We have to ask ourselves how much of this companionship is manufactured by the human trait of personifying everything we see around us. Our dogs are just animals, correct? They don’t truly care for us, don’t feel our pain. We love them and we want to believe they love us, but aren’t we just embellishing the instinctual habitats of our four-legged friends? A new study may prove that your dog was truly there for you all those times you needed them not because of instinct but because he knew you were upset and he wanted to be there for you.
A study for Animal Cognition by Deborah Custance and Jennifer Mayer of London’s Goldsmith College used a group of eighteen dogs of various origin to show whether or not, dogs could feel empathy for their owners. Specifically, “How do dogs respond when humans suddenly begin to cry for no readily apparent reason?”

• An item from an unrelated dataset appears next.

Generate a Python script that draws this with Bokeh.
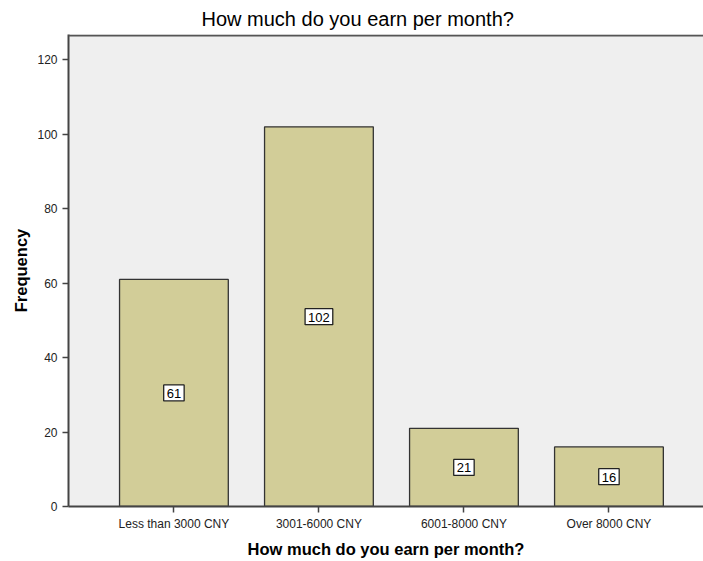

Mayer, who was not familiar to any of the dogs sat in a room and ignored the subjects. This allowed them to become disinterested she then performed actions to see if the dogs would respond.
Two of the actions which were foreign to the dogs where human humming and crying. Both, should in theory catch the attention of dogs relatively equally. They are strange sounds being emitted. However, only six of the dogs came over during the humming portion of the test, 15 came for the crying. Thirteen of those Fifteen showed subservient behavior in an attempt to console her.
According to researchers, “…it seemed that crying carried greater emotional valence for the dogs and provoked a stronger overall response than either humming or talking.”
These results do not conclusively prove that dogs can feel empathy for humans, but they definitely hint at it.
Almost any dog owner would have said that this test was completely unnecessary, because when ever we need them there they are waiting to help us in any way they can. Anytime I’m upset my dog is right by my side giving me the closest thing he can to a kind word and a hug, A lick and a paw.
However, if a study is ever done on what cats are thinking please alert me immediately, because I have no idea.